According to the bar's Web site, www.holidaysvolleyball.net, league play costs from $215 to $390 per team (depending on the season and number of players), lasts 12 weeks plus playoffs, and includes free food and beer after each session. A menu of bar food and sandwiches is available for bar customers, as well - wings, fingers, fries and the like.
Of course, if you're not spiking a serve, there's fun inside as well. Despite its rather humdrum interior, there's character on these walls. You have to look past the beer posters and specials boards (of which there are many, enticingly enough) to notice the league standings and hall of fame plaques. You have to walk by the almost empty vending machine, home to a few lonely bags of pretzels, to nearly inappropriately bump the guy trying to use the minuscule bathroom. (Seriously, use some caution when opening that door. I almost became too friendly with a tall burly man whom I've since named Scary Dude.)

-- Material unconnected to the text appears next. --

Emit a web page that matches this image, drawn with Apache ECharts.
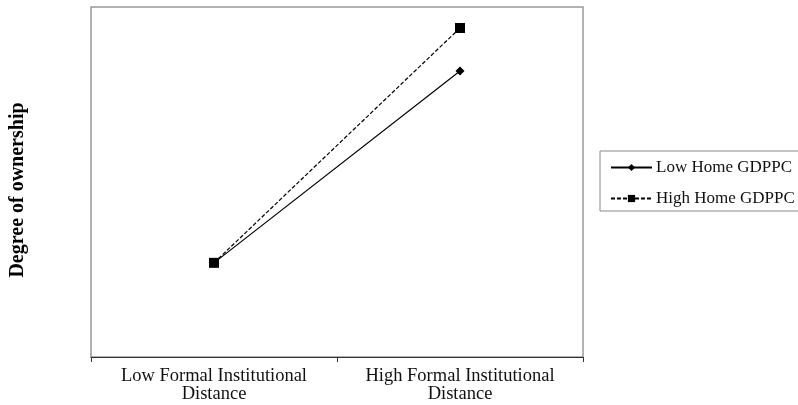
<!DOCTYPE html>
<html><head><meta charset="utf-8">
<script src="https://cdn.jsdelivr.net/npm/echarts@6/dist/echarts.min.js"></script>
<style>html,body{margin:0;padding:0;background:#fff}#c{width:798px;height:405px}</style>
</head><body><div id="c"></div>
<script>
const categories = ['Low Formal Institutional\nDistance', 'High Formal Institutional\nDistance'];
const lowHome = [2.69, 8.17];
const highHome = [2.69, 9.40];
const seriesNames = ['Low Home GDPPC', 'High Home GDPPC'];
const yName = 'Degree of ownership';

const chart = echarts.init(document.getElementById('c'));
const serif = '"Liberation Serif","Times New Roman",serif';
chart.setOption({
  animation: false,
  grid: {left: 91, top: 7, right: 215, bottom: 48, show: true, borderColor: '#999', borderWidth: 1.5,
         containLabel: false, outerBoundsMode: 'none'},
  xAxis: {
    type: 'category', data: categories, boundaryGap: true,
    axisLine: {lineStyle: {color: '#333', width: 1}},
    axisTick: {show: true, length: 5, interval: 0, lineStyle: {color: '#333'}},
    axisLabel: {fontFamily: serif, fontSize: 18.5, color: '#111', lineHeight: 18, margin: 10,
                interval: 0, hideOverlap: false}
  },
  yAxis: {
    type: 'value', min: 0, max: 10,
    name: yName, nameLocation: 'middle', nameGap: 63,
    nameTextStyle: {fontFamily: serif, fontSize: 20, fontWeight: 'bold', color: '#000', padding: [0, 16, 0, 0]},
    axisLine: {show: false}, axisTick: {show: false}, axisLabel: {show: false},
    splitLine: {show: false}
  },
  legend: {
    orient: 'vertical', left: 600, top: 151,
    data: seriesNames,
    itemWidth: 41, itemHeight: 9, itemGap: 14,
    padding: [8, 20, 4, 10],
    borderColor: '#888', borderWidth: 1,
    textStyle: {fontFamily: serif, fontSize: 17, color: '#111', padding: [0, 0, 0, -1]}
  },
  series: [
    {name: seriesNames[0], type: 'line', data: lowHome, symbol: 'diamond', symbolSize: 9,
     lineStyle: {color: '#000', width: 1.2, type: 'solid'}, itemStyle: {color: '#000'}},
    {name: seriesNames[1], type: 'line', data: highHome, symbol: 'rect', symbolSize: 10,
     lineStyle: {color: '#000', width: 1.2, type: [4, 2]}, itemStyle: {color: '#000'}}
  ]
});
</script></body></html>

The character of Holidays is inherent in the lineage of the establishment, which links the young owner - Andy, 26, called "Junior" - to his father and uncle Leo. When Andy was 18, his father and uncle handed the bar over to him, and he has been running it ever since. A student at the University at Buffalo, Andy certainly knew a thing or two about the nightlife industry, but it was evident the night we visited that his management style is not just to keep things going, but also to develop.
Until just two weeks ago, the bar featured a weekly live music night with local rock and alternative bands taking the large corner stage. Now, Andy says he has decided to go with a weekly DJ night. (Workers were seen constructing a DJ booth in the back, as it happens.)
But ask Diane, the hostess with the mostest, and she won't have much to say about the place's history. She still emits personality, though. "I'm really shy," she says, "unless I'm drinking." (She wasn't very shy when we met her.)
If you go to bars to chat it up with the locals about the good old days, this isn't the place. If you need to get away but don't want to go away; if you want the essence of the beach without the hassle of pretending you're going to swim; essentially, if all you really want is to sit and drink and not be on your couch, Holidays is the place for you.
This may not sound encouraging enough if you're not the volleyball type, and perhaps it might not be your place if that's the case. But give me a happy hour, some chicken fingers, a waitress who revels in the chorus of a Killers song, and an accidental run-in with Scary Dude once every 40 minutes, and I've got all the entertainment I need.